Exercise brief: Below is a listing; write it out exactly and drop any images from it.

Dataset content:
▶
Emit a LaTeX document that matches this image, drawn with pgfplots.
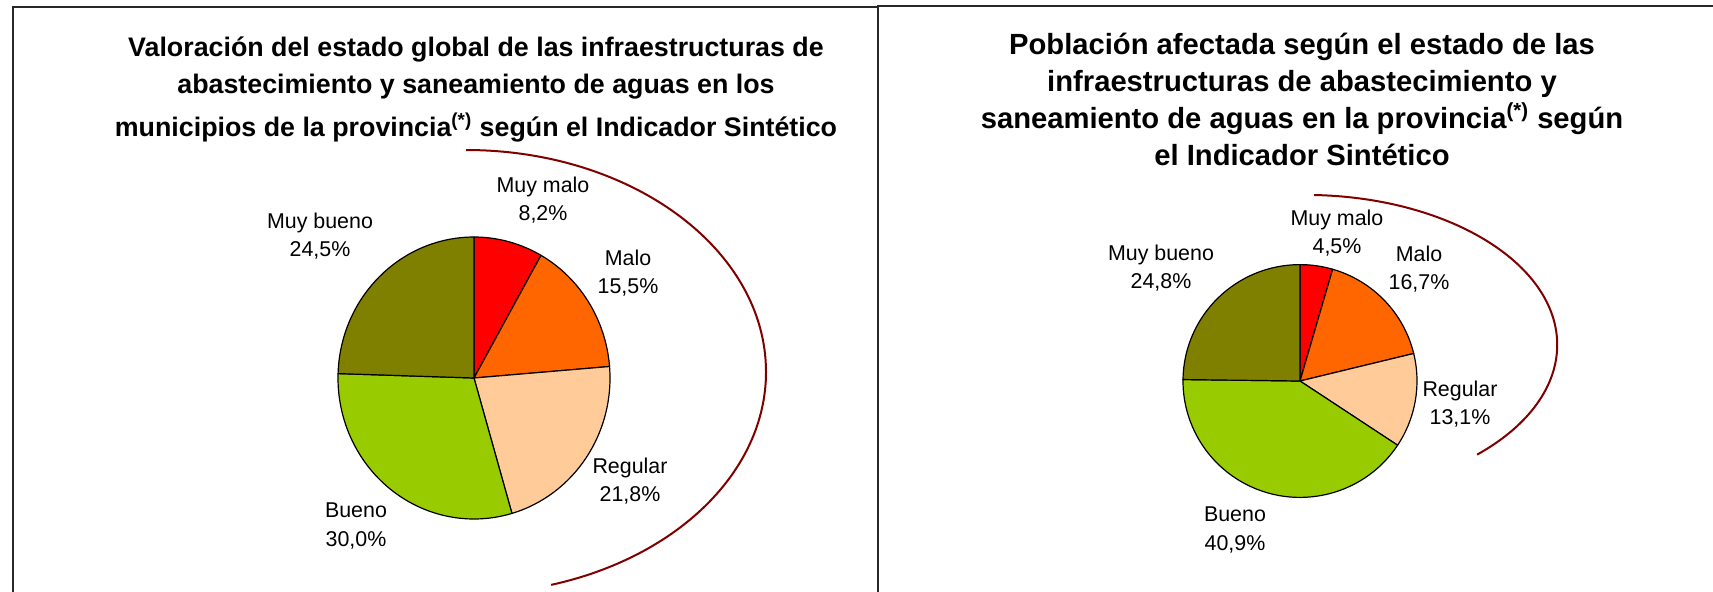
\documentclass[border=0pt]{standalone}
\usepackage{fontspec}
\setmainfont{Liberation Sans}
\usepackage{pgfplots}
\usepackage{pgfplotstable}
\pgfplotsset{compat=1.18}

\definecolor{cMuyMalo}{RGB}{255,0,0}
\definecolor{cMalo}{RGB}{255,102,0}
\definecolor{cRegular}{RGB}{255,204,153}
\definecolor{cBueno}{RGB}{153,204,0}
\definecolor{cMuyBueno}{RGB}{128,128,0}
\definecolor{cArc}{RGB}{128,0,0}
\definecolor{cFrame}{RGB}{40,40,40}

% Valoracion del estado global (municipios), %
\pgfplotstableread{
cat value
MuyMalo 8.2
Malo 15.5
Regular 21.8
Bueno 30.0
MuyBueno 24.5
}\tabMunicipios
% Poblacion afectada, %
\pgfplotstableread{
cat value
MuyMalo 4.5
Malo 16.7
Regular 13.1
Bueno 40.9
MuyBueno 24.8
}\tabPoblacion

% cumulative start/end angles (clockwise from 12 o'clock)
\newcommand\computepie[2]{%
  \pgfplotstablegetrowsof{#1}%
  \pgfmathtruncatemacro\npie{\pgfplotsretval-1}%
  \gdef\cumsum{0}%
  \foreach \i in {0,...,\npie}{%
    \pgfplotstablegetelem{\i}{value}\of{#1}%
    \pgfmathsetmacro\sA{90-3.6*\cumsum}%
    \pgfmathsetmacro\cNew{\cumsum+\pgfplotsretval}%
    \pgfmathsetmacro\eA{90-3.6*\cNew}%
    \expandafter\xdef\csname #2s\i\endcsname{\sA}%
    \expandafter\xdef\csname #2e\i\endcsname{\eA}%
    \xdef\cumsum{\cNew}%
  }%
}
% #1 cx, #2 cy (axis units), #3 rx, #4 ry (pt), #5 prefix, #6 index, #7 colour
\newcommand\slice[7]{%
  \fill[#7, draw=black, line width=0.6pt, line join=round]
    (axis cs:#1,#2) -- ++(\csname #5s#6\endcsname:#3pt and #4pt)
    arc[start angle=\csname #5s#6\endcsname, end angle=\csname #5e#6\endcsname,
        x radius=#3pt, y radius=#4pt] -- cycle;%
}

\begin{document}
\begin{tikzpicture}
\computepie{\tabMunicipios}{A}
\computepie{\tabPoblacion}{B}
\clip (0,0) rectangle (856.5pt,295.5pt);
\begin{axis}[at={(0,0)}, anchor=south west, scale only axis,
  width=856.5pt, height=295.5pt,
  xmin=0, xmax=1713, ymin=0, ymax=591, y dir=reverse,
  hide axis, clip=false]

% panel frames
\draw[cFrame, line width=1pt] (axis cs:13,620) -- (axis cs:13,7) -- (axis cs:878,7);
\draw[cFrame, line width=1pt] (axis cs:878,620) -- (axis cs:878,5.5) -- (axis cs:1730,5.5);

% ---- left pie ----
\slice{474}{378}{68}{70.5}{A}{0}{cMuyMalo}
\slice{474}{378}{68}{70.5}{A}{1}{cMalo}
\slice{474}{378}{68}{70.5}{A}{2}{cRegular}
\slice{474}{378}{68}{70.5}{A}{3}{cBueno}
\slice{474}{378}{68}{70.5}{A}{4}{cMuyBueno}
\draw[cArc, line width=1pt] (axis cs:466,150) arc[start angle=90, end angle=-73.5, x radius=150pt, y radius=111pt];

% ---- right pie ----
\slice{1300}{381}{58.5}{58.2}{B}{0}{cMuyMalo}
\slice{1300}{381}{58.5}{58.2}{B}{1}{cMalo}
\slice{1300}{381}{58.5}{58.2}{B}{2}{cRegular}
\slice{1300}{381}{58.5}{58.2}{B}{3}{cBueno}
\slice{1300}{381}{58.5}{58.2}{B}{4}{cMuyBueno}
\draw[cArc, line width=1pt] (axis cs:1314,195) arc[start angle=88, end angle=-47, x radius=126pt, y radius=75pt];

% titles
\node[align=center, font=\bfseries\fontsize{13.4}{18.7}\selectfont] at (axis cs:476,89.7)
  {Valoración del estado global de las infraestructuras de\\
   abastecimiento y saneamiento de aguas en los\\[2.7pt]
   municipios de la provincia\textsuperscript{(*)} según el Indicador Sintético};
\node[align=center, font=\bfseries\fontsize{14.6}{18.5}\selectfont] at (axis cs:1302,99)
  {Población afectada según el estado de las\\
   infraestructuras de abastecimiento y\\
   saneamiento de aguas en la provincia\textsuperscript{(*)} según\\
   el Indicador Sintético};

% labels
\tikzset{lbl/.style={align=center, font=\fontsize{10.7}{14.3}\selectfont, inner sep=0pt}}
\node[lbl] at (axis cs:543,200) {Muy malo\\8,2\%};
\node[lbl] at (axis cs:628,273) {Malo\\15,5\%};
\node[lbl] at (axis cs:630,481) {Regular\\21,8\%};
\node[lbl] at (axis cs:356,526) {Bueno\\30,0\%};
\node[lbl] at (axis cs:320,236) {Muy bueno\\24,5\%};

\node[lbl] at (axis cs:1337,233) {Muy malo\\4,5\%};
\node[lbl] at (axis cs:1419,269) {Malo\\16,7\%};
\node[lbl] at (axis cs:1460,404) {Regular\\13,1\%};
\node[lbl] at (axis cs:1235,530) {Bueno\\40,9\%};
\node[lbl] at (axis cs:1161,268) {Muy bueno\\24,8\%};
\end{axis}
\end{tikzpicture}
\end{document}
◀
Solution for this exercise:
Emit a LaTeX document that matches this image, drawn with pgfplots.
\documentclass[border=0pt]{standalone}
\usepackage{fontspec}
\setmainfont{Liberation Sans}
\usepackage{pgfplots}
\usepackage{pgfplotstable}
\pgfplotsset{compat=1.18}

\definecolor{cMuyMalo}{RGB}{255,0,0}
\definecolor{cMalo}{RGB}{255,102,0}
\definecolor{cRegular}{RGB}{255,204,153}
\definecolor{cBueno}{RGB}{153,204,0}
\definecolor{cMuyBueno}{RGB}{128,128,0}
\definecolor{cArc}{RGB}{128,0,0}
\definecolor{cFrame}{RGB}{40,40,40}

% Valoracion del estado global (municipios), %
\pgfplotstableread{
cat value
MuyMalo 8.2
Malo 15.5
Regular 21.8
Bueno 30.0
MuyBueno 24.5
}\tabMunicipios
% Poblacion afectada, %
\pgfplotstableread{
cat value
MuyMalo 4.5
Malo 16.7
Regular 13.1
Bueno 40.9
MuyBueno 24.8
}\tabPoblacion

% cumulative start/end angles (clockwise from 12 o'clock)
\newcommand\computepie[2]{%
  \pgfplotstablegetrowsof{#1}%
  \pgfmathtruncatemacro\npie{\pgfplotsretval-1}%
  \gdef\cumsum{0}%
  \foreach \i in {0,...,\npie}{%
    \pgfplotstablegetelem{\i}{value}\of{#1}%
    \pgfmathsetmacro\sA{90-3.6*\cumsum}%
    \pgfmathsetmacro\cNew{\cumsum+\pgfplotsretval}%
    \pgfmathsetmacro\eA{90-3.6*\cNew}%
    \expandafter\xdef\csname #2s\i\endcsname{\sA}%
    \expandafter\xdef\csname #2e\i\endcsname{\eA}%
    \xdef\cumsum{\cNew}%
  }%
}
% #1 cx, #2 cy (axis units), #3 rx, #4 ry (pt), #5 prefix, #6 index, #7 colour
\newcommand\slice[7]{%
  \fill[#7, draw=black, line width=0.6pt, line join=round]
    (axis cs:#1,#2) -- ++(\csname #5s#6\endcsname:#3pt and #4pt)
    arc[start angle=\csname #5s#6\endcsname, end angle=\csname #5e#6\endcsname,
        x radius=#3pt, y radius=#4pt] -- cycle;%
}

\begin{document}
\begin{tikzpicture}
\computepie{\tabMunicipios}{A}
\computepie{\tabPoblacion}{B}
\clip (0,0) rectangle (856.5pt,295.5pt);
\begin{axis}[at={(0,0)}, anchor=south west, scale only axis,
  width=856.5pt, height=295.5pt,
  xmin=0, xmax=1713, ymin=0, ymax=591, y dir=reverse,
  hide axis, clip=false]

% panel frames
\draw[cFrame, line width=1pt] (axis cs:13,620) -- (axis cs:13,7) -- (axis cs:878,7);
\draw[cFrame, line width=1pt] (axis cs:878,620) -- (axis cs:878,5.5) -- (axis cs:1730,5.5);

% ---- left pie ----
\slice{474}{378}{68}{70.5}{A}{0}{cMuyMalo}
\slice{474}{378}{68}{70.5}{A}{1}{cMalo}
\slice{474}{378}{68}{70.5}{A}{2}{cRegular}
\slice{474}{378}{68}{70.5}{A}{3}{cBueno}
\slice{474}{378}{68}{70.5}{A}{4}{cMuyBueno}
\draw[cArc, line width=1pt] (axis cs:466,150) arc[start angle=90, end angle=-73.5, x radius=150pt, y radius=111pt];

% ---- right pie ----
\slice{1300}{381}{58.5}{58.2}{B}{0}{cMuyMalo}
\slice{1300}{381}{58.5}{58.2}{B}{1}{cMalo}
\slice{1300}{381}{58.5}{58.2}{B}{2}{cRegular}
\slice{1300}{381}{58.5}{58.2}{B}{3}{cBueno}
\slice{1300}{381}{58.5}{58.2}{B}{4}{cMuyBueno}
\draw[cArc, line width=1pt] (axis cs:1314,195) arc[start angle=88, end angle=-47, x radius=126pt, y radius=75pt];

% titles
\node[align=center, font=\bfseries\fontsize{13.4}{18.7}\selectfont] at (axis cs:476,89.7)
  {Valoración del estado global de las infraestructuras de\\
   abastecimiento y saneamiento de aguas en los\\[2.7pt]
   municipios de la provincia\textsuperscript{(*)} según el Indicador Sintético};
\node[align=center, font=\bfseries\fontsize{14.6}{18.5}\selectfont] at (axis cs:1302,99)
  {Población afectada según el estado de las\\
   infraestructuras de abastecimiento y\\
   saneamiento de aguas en la provincia\textsuperscript{(*)} según\\
   el Indicador Sintético};

% labels
\tikzset{lbl/.style={align=center, font=\fontsize{10.7}{14.3}\selectfont, inner sep=0pt}}
\node[lbl] at (axis cs:543,200) {Muy malo\\8,2\%};
\node[lbl] at (axis cs:628,273) {Malo\\15,5\%};
\node[lbl] at (axis cs:630,481) {Regular\\21,8\%};
\node[lbl] at (axis cs:356,526) {Bueno\\30,0\%};
\node[lbl] at (axis cs:320,236) {Muy bueno\\24,5\%};

\node[lbl] at (axis cs:1337,233) {Muy malo\\4,5\%};
\node[lbl] at (axis cs:1419,269) {Malo\\16,7\%};
\node[lbl] at (axis cs:1460,404) {Regular\\13,1\%};
\node[lbl] at (axis cs:1235,530) {Bueno\\40,9\%};
\node[lbl] at (axis cs:1161,268) {Muy bueno\\24,8\%};
\end{axis}
\end{tikzpicture}
\end{document}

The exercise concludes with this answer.